Determining weight and reliability of evidence still belongs to the trier of fact
The Court of Appeal for Ontario has ruled that disagreement on the credibility and weight of DNA and testimony evidence does not mean that the trial judge’s reasons were inadequate to justify an appeal.
In R. v. E.B., 2021 ONCA 635, the respondent was acquitted of sexual assault and sexual interference, involving a five-year-old, based on reasonable doubt. The acquittal came despite the respondent’s inability to explain the presence of his semen on the child’s underwear and the testimony offered by her, her mother and paramedics.
On appeal, the Crown sought a new trial, stating that the trial judge did not properly explain why he accepted the denial of sexual misconduct despite the DNA evidence. The respondent had argued two possible explanations. The trial judge did not seem to accept either explanation, or if he did, he did not say why he did, in light of the evidence presented, said the Crown.
Contrary to the Crown’s argument, the trial judge’s reasons show that he had expressly considered the DNA evidence, describing the explanation as “hard to accept” and “hard to believe,” but, as a whole, leaving him with reasonable doubt. The respondent’s story was simple and believable, and he was not shaken during cross examination. Further, it was not the respondent’s onus to provide an innocent explanation for the presence of the semen where there was no direct evidence as to how the semen was deposited on the underwear, said Justice Benjamin Zarnett, the author of the Court of Appeal decision.
The Crown likewise argued that the reasons were irreconcilable with the principles set out in R. v. Khan,  2 SCR 531, and R. v. Khelawon, 2006 SCC 57 (CanLII),  2 SCR 787 (Khan/Khalewon), stating that the mere fact that in admitting the statements, he found them to have “strong indicia of reliability”.

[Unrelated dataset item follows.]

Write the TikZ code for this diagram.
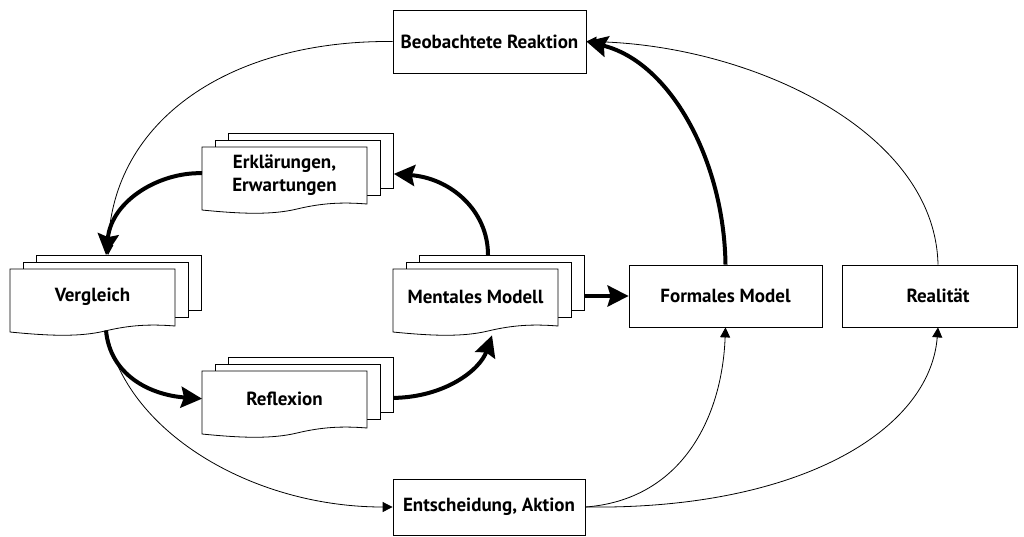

Contrary to the Crown’s assertion, the Khan/Khelawon ruling merely dealt with the threshold of reliability for the purpose of admitting evidence, while the determination of its weight and ultimate reliability still remains with the trier of fact, said the Court. The trial judge also explained sufficiently why he did not rely on the testimony of the complainant, and paramedics, and the statements made to the mother.
Lastly, the Crown argues that the trial judge erred in applying different levels of scrutiny to evidence from the Crown and defence, applying a higher level of scrutiny to the former and ignoring or excusing major inconsistencies in the latter’s evidence.
However, the trial judge’s reasons explained that his decision was based on an individualized assessment of both parties’ evidence as a whole. Further, the comparison of scrutiny becomes more difficult given the basis of the acquittal was not belief in respondent’s evidence but on reasonable doubt, said Justice Zarnett.